ENTRIES PROVIDED:
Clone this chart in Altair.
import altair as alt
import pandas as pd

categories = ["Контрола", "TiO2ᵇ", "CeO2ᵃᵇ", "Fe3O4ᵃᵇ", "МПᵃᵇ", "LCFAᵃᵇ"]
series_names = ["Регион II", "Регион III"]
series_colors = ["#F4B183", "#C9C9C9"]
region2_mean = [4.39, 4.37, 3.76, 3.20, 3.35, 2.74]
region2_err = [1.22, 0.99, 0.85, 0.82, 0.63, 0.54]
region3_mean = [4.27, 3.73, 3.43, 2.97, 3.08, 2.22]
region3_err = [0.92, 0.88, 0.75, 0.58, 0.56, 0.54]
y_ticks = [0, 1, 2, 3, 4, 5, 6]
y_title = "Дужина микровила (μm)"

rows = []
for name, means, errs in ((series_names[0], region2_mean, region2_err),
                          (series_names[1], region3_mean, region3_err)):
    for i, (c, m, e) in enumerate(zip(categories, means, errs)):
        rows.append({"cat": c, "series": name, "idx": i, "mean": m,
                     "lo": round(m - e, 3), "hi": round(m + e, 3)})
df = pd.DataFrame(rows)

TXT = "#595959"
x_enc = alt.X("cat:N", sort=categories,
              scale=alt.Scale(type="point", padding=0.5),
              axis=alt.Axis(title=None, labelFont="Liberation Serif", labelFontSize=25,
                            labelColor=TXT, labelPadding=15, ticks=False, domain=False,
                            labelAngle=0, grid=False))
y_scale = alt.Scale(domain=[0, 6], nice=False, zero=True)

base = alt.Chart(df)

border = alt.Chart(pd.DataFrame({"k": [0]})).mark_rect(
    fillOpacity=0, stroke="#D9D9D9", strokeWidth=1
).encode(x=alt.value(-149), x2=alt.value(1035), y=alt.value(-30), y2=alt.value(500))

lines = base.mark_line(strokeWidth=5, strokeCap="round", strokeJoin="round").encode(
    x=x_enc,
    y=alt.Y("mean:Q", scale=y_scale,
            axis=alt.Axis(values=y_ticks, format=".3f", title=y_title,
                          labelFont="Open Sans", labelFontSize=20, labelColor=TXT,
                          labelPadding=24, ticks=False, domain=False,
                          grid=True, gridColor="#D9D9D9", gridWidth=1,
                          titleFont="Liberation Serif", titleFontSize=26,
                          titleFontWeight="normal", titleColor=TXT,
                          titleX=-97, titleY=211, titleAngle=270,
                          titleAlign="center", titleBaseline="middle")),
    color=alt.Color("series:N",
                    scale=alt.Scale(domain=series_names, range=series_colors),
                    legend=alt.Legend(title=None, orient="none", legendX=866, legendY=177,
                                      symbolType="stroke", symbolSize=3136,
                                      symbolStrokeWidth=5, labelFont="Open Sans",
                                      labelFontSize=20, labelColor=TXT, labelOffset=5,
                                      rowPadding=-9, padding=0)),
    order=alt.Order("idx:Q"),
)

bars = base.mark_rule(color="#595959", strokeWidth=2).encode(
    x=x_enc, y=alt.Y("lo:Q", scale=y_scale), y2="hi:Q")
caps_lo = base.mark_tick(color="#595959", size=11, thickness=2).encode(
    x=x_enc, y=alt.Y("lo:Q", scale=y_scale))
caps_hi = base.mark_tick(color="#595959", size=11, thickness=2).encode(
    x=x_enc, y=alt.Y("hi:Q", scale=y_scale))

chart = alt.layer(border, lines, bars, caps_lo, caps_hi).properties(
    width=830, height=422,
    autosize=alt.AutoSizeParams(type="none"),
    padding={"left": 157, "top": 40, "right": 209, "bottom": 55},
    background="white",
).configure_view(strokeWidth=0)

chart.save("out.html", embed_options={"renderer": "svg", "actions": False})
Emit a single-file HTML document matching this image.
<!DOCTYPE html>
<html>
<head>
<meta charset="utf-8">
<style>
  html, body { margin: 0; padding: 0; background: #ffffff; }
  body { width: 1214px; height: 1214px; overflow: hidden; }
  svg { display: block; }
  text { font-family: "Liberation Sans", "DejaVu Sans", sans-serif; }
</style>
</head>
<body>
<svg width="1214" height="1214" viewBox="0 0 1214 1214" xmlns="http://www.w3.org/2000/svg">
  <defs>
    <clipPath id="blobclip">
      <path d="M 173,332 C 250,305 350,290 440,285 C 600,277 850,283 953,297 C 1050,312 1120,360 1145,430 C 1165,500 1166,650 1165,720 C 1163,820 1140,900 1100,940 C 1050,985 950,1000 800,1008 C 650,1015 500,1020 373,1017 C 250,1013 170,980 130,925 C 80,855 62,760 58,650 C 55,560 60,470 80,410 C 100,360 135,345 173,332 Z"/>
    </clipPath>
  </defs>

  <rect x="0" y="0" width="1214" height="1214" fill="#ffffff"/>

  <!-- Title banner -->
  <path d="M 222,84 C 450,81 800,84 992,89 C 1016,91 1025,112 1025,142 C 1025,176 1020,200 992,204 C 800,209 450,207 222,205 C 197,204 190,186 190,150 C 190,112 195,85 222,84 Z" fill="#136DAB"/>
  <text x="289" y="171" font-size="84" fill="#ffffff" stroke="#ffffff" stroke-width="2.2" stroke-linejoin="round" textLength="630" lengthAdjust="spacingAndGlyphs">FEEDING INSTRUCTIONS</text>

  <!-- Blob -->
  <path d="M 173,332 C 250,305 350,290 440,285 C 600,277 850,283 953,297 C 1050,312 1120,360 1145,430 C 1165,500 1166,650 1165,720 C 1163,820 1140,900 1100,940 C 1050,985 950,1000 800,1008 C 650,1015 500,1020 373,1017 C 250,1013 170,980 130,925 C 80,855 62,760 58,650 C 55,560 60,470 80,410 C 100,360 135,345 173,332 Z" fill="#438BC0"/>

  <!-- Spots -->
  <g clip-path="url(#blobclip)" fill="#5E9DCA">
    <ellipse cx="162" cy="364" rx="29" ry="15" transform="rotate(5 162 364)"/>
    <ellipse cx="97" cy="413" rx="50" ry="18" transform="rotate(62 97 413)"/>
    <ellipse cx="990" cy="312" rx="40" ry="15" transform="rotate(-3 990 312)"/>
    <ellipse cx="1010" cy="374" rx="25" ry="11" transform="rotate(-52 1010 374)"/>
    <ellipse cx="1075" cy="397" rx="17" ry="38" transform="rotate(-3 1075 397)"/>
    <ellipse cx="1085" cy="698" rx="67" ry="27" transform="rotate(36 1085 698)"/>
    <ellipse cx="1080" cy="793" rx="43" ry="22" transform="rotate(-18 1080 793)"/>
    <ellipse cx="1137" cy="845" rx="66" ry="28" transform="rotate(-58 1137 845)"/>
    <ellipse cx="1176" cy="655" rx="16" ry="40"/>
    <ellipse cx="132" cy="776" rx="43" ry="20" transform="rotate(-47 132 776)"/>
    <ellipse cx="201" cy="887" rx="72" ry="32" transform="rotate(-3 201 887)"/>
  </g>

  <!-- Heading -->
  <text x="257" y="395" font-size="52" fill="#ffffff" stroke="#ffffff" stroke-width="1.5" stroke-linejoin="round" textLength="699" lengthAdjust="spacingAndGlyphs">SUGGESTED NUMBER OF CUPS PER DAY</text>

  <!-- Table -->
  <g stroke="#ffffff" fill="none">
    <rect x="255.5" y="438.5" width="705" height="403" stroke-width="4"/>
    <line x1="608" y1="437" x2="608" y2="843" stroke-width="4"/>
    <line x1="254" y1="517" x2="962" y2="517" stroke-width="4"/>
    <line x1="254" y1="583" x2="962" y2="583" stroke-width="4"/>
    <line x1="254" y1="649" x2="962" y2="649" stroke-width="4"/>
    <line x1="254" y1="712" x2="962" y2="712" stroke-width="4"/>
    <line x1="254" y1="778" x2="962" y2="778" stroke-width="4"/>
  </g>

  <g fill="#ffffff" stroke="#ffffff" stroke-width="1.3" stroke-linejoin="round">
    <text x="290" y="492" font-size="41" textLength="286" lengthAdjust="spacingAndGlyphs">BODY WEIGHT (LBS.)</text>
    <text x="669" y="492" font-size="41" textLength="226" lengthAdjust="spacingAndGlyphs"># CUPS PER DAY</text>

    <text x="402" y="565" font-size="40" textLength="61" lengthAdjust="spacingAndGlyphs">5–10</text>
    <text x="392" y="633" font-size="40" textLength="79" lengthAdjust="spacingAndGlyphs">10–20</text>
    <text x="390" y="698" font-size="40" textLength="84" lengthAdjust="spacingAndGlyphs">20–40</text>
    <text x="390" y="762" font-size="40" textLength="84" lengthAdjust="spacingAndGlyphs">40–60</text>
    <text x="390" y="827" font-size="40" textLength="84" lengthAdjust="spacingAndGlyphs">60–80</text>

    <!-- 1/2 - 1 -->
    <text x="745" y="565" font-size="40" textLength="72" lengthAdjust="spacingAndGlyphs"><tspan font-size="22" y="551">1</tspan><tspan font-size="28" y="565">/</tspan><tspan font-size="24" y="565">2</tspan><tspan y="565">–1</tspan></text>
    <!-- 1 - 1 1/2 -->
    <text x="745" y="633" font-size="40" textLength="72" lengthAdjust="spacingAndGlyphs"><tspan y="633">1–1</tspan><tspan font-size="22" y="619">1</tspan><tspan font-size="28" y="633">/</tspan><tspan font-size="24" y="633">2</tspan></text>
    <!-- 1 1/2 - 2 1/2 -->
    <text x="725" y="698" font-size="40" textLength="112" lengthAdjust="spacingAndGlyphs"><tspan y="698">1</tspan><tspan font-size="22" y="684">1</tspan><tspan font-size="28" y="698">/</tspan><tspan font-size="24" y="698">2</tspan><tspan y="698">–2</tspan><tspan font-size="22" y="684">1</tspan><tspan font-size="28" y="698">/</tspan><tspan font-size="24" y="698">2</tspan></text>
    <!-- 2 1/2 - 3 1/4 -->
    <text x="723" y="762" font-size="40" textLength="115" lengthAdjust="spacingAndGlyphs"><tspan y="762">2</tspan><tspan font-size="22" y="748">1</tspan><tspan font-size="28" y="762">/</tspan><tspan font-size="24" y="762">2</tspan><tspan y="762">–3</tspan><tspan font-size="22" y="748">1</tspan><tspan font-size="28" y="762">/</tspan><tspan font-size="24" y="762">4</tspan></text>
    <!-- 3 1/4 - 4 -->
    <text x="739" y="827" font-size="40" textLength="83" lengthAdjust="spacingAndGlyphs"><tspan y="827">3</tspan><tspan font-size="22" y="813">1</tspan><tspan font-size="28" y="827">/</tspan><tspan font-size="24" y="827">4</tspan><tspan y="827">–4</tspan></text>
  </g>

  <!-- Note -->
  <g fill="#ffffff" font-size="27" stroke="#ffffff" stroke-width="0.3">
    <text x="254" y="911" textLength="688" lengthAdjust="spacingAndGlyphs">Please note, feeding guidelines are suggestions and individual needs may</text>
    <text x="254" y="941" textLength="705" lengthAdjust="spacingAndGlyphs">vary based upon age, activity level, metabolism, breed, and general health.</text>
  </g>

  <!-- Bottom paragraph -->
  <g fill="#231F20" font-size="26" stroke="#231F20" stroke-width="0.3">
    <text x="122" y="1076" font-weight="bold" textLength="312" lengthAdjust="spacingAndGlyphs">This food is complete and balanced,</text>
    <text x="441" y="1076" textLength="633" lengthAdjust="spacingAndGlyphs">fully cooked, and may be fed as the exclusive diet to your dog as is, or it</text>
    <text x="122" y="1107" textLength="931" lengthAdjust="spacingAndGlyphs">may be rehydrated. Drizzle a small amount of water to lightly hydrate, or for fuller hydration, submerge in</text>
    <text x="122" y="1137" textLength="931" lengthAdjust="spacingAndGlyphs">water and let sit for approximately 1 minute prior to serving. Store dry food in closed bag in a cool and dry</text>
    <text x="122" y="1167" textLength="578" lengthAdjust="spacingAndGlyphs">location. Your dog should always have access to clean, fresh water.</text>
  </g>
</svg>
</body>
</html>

TASK REQUIREMENTS: Using the data above, restate word for word the lines from its opening line through the line that contains "x2=alt.value(1035), y=alt.value(-30), y2=alt.value(500))", and no more.

RESPONSE FOR THIS EXERCISE:
Clone this chart in Altair.
import altair as alt
import pandas as pd

categories = ["Контрола", "TiO2ᵇ", "CeO2ᵃᵇ", "Fe3O4ᵃᵇ", "МПᵃᵇ", "LCFAᵃᵇ"]
series_names = ["Регион II", "Регион III"]
series_colors = ["#F4B183", "#C9C9C9"]
region2_mean = [4.39, 4.37, 3.76, 3.20, 3.35, 2.74]
region2_err = [1.22, 0.99, 0.85, 0.82, 0.63, 0.54]
region3_mean = [4.27, 3.73, 3.43, 2.97, 3.08, 2.22]
region3_err = [0.92, 0.88, 0.75, 0.58, 0.56, 0.54]
y_ticks = [0, 1, 2, 3, 4, 5, 6]
y_title = "Дужина микровила (μm)"

rows = []
for name, means, errs in ((series_names[0], region2_mean, region2_err),
                          (series_names[1], region3_mean, region3_err)):
    for i, (c, m, e) in enumerate(zip(categories, means, errs)):
        rows.append({"cat": c, "series": name, "idx": i, "mean": m,
                     "lo": round(m - e, 3), "hi": round(m + e, 3)})
df = pd.DataFrame(rows)

TXT = "#595959"
x_enc = alt.X("cat:N", sort=categories,
              scale=alt.Scale(type="point", padding=0.5),
              axis=alt.Axis(title=None, labelFont="Liberation Serif", labelFontSize=25,
                            labelColor=TXT, labelPadding=15, ticks=False, domain=False,
                            labelAngle=0, grid=False))
y_scale = alt.Scale(domain=[0, 6], nice=False, zero=True)

base = alt.Chart(df)

border = alt.Chart(pd.DataFrame({"k": [0]})).mark_rect(
    fillOpacity=0, stroke="#D9D9D9", strokeWidth=1
).encode(x=alt.value(-149), x2=alt.value(1035), y=alt.value(-30), y2=alt.value(500))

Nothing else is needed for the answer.